start

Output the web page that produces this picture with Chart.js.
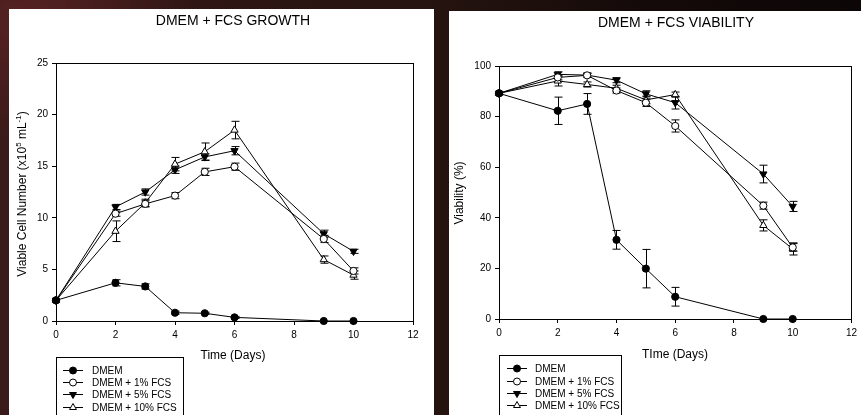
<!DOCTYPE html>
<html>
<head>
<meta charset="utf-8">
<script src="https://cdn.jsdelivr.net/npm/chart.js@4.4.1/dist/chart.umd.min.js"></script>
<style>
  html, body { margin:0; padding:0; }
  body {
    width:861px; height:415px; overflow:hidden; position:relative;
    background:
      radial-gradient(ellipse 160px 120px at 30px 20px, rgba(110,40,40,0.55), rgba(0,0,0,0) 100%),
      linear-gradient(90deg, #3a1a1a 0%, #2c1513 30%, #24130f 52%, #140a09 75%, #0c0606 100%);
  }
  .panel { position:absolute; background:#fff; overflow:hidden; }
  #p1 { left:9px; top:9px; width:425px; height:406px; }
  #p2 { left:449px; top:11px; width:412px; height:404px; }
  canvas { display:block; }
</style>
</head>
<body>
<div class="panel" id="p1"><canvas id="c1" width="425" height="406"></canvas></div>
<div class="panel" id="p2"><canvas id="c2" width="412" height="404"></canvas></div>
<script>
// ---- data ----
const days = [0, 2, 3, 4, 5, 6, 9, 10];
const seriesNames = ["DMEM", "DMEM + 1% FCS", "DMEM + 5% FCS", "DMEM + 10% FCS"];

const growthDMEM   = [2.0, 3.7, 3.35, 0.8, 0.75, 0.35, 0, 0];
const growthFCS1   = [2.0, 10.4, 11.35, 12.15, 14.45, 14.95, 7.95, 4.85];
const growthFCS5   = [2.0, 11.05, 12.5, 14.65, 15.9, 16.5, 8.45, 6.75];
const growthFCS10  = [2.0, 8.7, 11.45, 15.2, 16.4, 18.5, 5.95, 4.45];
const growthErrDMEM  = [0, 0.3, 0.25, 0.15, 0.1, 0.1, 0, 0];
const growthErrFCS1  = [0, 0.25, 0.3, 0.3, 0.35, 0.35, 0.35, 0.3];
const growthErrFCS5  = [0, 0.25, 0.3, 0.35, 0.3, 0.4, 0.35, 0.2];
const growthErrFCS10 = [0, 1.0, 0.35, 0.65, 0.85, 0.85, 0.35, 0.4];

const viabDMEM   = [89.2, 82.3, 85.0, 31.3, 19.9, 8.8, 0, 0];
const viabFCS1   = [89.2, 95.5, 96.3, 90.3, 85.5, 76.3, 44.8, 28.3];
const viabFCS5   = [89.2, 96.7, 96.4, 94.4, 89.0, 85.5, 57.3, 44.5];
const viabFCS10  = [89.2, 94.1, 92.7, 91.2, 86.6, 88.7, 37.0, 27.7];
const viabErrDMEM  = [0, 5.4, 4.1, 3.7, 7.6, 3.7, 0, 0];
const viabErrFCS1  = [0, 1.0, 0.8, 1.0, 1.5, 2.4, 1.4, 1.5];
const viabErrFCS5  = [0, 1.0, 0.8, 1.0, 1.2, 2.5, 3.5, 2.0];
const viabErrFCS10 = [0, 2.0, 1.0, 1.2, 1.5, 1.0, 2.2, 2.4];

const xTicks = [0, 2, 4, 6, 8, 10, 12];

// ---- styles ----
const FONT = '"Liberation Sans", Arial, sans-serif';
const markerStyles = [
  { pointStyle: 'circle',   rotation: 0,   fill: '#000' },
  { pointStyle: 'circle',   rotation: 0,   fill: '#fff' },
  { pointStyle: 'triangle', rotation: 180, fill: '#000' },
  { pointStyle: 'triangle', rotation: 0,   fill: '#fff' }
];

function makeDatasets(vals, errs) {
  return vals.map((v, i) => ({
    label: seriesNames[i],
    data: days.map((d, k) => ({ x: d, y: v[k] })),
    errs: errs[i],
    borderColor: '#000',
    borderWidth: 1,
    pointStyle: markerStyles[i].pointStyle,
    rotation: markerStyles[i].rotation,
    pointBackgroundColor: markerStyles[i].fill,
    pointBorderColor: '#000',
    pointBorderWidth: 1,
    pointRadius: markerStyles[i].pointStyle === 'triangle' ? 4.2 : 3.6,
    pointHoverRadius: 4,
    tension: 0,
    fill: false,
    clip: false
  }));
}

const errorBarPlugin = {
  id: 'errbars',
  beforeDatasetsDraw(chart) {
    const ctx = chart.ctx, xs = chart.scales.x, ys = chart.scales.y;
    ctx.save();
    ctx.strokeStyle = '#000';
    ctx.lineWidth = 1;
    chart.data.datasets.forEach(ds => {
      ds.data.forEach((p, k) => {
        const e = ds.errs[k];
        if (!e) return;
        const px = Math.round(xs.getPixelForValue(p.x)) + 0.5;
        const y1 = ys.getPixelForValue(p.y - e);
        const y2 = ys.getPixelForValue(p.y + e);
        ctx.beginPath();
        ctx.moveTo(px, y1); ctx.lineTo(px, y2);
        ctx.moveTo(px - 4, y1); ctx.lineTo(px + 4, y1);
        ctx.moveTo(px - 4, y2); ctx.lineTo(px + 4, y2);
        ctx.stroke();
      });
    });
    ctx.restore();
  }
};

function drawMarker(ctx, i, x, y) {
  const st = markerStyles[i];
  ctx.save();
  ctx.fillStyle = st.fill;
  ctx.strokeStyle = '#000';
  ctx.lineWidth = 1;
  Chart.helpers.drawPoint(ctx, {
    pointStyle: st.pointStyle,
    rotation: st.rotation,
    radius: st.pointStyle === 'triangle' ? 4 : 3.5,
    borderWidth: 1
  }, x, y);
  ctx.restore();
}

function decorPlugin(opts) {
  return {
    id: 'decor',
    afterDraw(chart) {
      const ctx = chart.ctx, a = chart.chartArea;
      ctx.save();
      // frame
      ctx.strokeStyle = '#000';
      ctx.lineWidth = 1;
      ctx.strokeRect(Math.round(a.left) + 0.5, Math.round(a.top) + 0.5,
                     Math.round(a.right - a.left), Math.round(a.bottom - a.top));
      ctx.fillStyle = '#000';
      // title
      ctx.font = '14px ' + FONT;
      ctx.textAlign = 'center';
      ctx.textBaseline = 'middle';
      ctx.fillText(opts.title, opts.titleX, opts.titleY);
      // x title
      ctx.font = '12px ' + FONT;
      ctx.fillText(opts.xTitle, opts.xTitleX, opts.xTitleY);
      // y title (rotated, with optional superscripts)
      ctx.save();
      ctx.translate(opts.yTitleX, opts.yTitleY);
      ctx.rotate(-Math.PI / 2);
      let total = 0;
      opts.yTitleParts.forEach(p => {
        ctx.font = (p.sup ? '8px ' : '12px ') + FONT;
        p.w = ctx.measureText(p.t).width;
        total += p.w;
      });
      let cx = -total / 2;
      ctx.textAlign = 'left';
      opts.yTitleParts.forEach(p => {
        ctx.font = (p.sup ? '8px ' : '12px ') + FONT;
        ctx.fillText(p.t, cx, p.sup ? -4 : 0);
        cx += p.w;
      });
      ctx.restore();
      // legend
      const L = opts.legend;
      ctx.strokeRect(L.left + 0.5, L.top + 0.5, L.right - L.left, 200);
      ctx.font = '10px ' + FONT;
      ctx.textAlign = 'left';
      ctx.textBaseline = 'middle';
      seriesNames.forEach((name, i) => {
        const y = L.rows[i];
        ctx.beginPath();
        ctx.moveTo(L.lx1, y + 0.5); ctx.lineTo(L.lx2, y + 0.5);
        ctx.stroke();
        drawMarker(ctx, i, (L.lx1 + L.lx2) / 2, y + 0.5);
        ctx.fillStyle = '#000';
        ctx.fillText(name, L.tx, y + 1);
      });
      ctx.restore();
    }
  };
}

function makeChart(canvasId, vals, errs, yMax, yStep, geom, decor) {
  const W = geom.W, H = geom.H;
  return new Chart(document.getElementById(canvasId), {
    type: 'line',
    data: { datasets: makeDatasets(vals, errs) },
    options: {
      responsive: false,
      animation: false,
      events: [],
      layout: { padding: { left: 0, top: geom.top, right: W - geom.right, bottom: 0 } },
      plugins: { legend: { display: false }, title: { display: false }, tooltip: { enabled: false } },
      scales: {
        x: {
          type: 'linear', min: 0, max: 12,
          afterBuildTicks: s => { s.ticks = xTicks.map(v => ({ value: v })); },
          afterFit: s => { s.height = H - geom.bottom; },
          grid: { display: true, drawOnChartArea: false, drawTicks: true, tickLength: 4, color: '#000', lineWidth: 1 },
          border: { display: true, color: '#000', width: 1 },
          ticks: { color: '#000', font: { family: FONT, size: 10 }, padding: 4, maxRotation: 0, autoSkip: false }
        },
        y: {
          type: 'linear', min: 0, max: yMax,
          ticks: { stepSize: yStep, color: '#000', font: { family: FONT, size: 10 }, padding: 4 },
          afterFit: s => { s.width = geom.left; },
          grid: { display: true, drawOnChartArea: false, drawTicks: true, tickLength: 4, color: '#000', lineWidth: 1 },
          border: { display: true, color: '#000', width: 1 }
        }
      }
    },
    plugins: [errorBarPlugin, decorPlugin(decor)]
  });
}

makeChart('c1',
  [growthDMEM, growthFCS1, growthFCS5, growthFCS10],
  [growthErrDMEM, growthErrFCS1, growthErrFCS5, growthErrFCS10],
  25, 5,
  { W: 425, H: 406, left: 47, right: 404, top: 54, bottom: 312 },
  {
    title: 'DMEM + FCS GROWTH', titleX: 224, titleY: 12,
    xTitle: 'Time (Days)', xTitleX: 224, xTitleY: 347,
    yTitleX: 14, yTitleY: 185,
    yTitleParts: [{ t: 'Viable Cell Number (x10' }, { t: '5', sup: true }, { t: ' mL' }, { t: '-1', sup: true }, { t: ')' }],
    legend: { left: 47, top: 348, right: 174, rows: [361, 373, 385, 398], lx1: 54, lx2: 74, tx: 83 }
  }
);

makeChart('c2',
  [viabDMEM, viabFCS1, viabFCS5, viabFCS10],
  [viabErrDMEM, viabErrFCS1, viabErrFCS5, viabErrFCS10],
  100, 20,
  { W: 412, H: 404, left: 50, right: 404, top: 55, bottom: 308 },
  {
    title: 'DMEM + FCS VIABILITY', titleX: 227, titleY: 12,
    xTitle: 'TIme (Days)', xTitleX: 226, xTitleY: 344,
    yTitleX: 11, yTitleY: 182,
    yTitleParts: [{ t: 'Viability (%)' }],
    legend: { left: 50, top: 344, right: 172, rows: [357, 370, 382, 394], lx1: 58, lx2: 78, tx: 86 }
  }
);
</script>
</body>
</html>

end

# Stated problem:
State how many lines of the listing above include the word "with". Give nothing but the number.

# Output:
2